- [What to work on]:
List all lines of the data that include the string "matplotlib".

--- --- ---

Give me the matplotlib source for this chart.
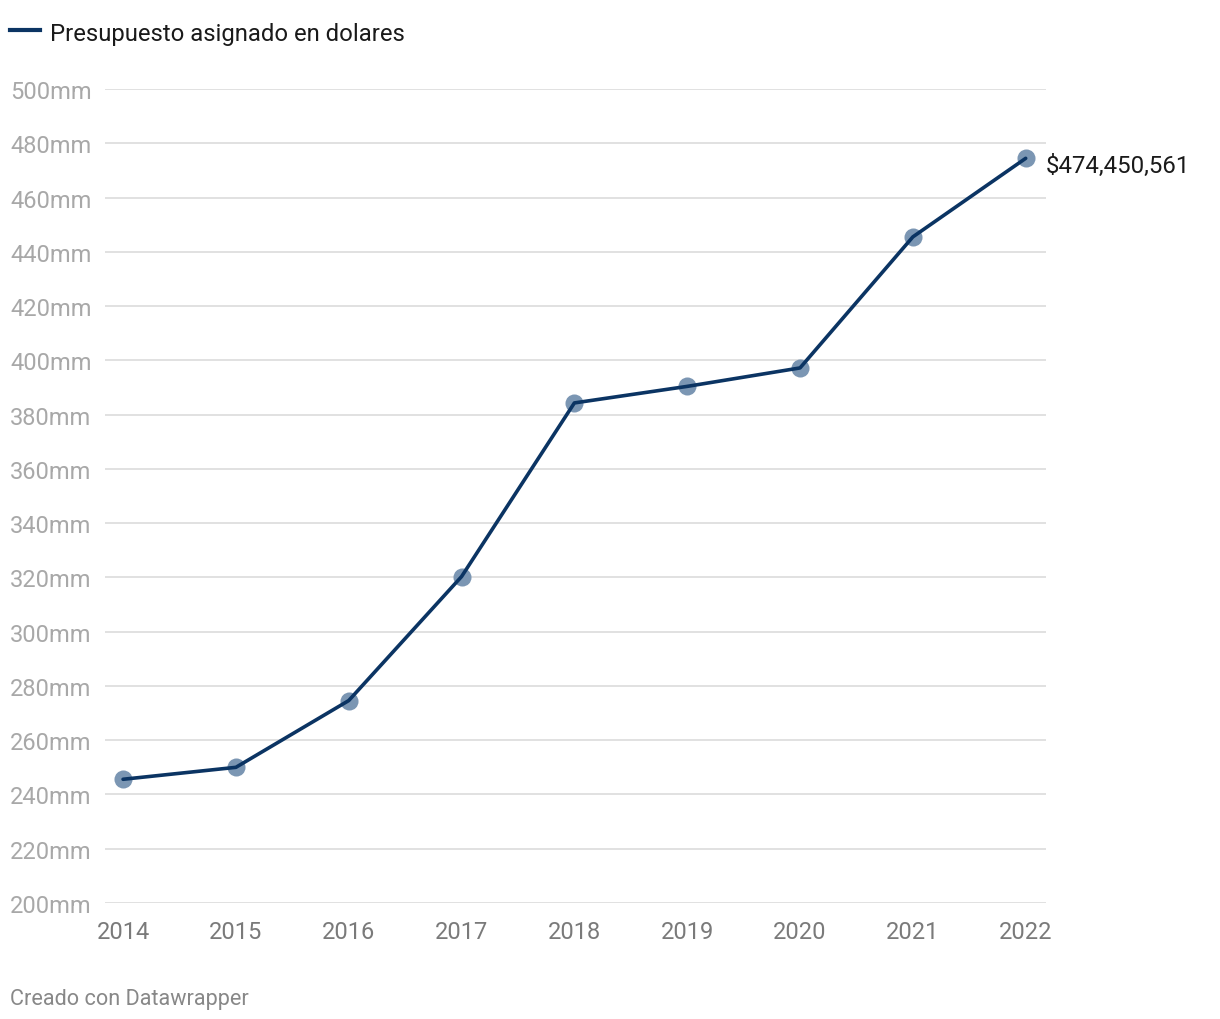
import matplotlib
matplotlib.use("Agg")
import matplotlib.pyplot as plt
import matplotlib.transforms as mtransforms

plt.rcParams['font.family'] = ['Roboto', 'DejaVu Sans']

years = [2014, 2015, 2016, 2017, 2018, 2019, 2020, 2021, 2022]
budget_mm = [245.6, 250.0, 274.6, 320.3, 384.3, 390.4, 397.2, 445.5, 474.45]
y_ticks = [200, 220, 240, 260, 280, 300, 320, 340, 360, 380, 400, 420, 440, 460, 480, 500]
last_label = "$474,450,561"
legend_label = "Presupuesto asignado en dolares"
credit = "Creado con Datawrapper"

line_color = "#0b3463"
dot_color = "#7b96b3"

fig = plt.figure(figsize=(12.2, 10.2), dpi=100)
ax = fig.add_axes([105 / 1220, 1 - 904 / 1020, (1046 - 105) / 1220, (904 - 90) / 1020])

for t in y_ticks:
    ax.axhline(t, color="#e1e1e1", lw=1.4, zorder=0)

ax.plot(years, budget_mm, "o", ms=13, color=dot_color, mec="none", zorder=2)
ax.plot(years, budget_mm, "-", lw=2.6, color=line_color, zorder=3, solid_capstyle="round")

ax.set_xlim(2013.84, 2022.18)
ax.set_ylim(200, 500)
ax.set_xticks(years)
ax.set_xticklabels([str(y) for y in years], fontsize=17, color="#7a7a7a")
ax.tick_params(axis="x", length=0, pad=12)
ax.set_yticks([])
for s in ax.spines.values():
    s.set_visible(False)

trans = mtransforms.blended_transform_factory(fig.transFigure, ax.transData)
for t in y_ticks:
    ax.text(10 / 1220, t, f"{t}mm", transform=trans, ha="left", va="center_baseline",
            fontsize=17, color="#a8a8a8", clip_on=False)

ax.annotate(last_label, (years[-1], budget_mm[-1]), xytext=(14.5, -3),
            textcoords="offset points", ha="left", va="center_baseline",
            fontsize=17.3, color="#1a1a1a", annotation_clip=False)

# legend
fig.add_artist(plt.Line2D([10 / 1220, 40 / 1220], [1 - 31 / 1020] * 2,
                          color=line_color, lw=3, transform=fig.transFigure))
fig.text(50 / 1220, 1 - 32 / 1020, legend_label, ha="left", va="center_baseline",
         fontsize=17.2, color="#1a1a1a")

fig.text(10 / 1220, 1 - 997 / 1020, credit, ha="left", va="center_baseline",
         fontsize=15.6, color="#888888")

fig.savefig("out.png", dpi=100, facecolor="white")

--- --- ---

- [Correct output]:
Give me the matplotlib source for this chart.
import matplotlib
matplotlib.use("Agg")
import matplotlib.pyplot as plt
import matplotlib.transforms as mtransforms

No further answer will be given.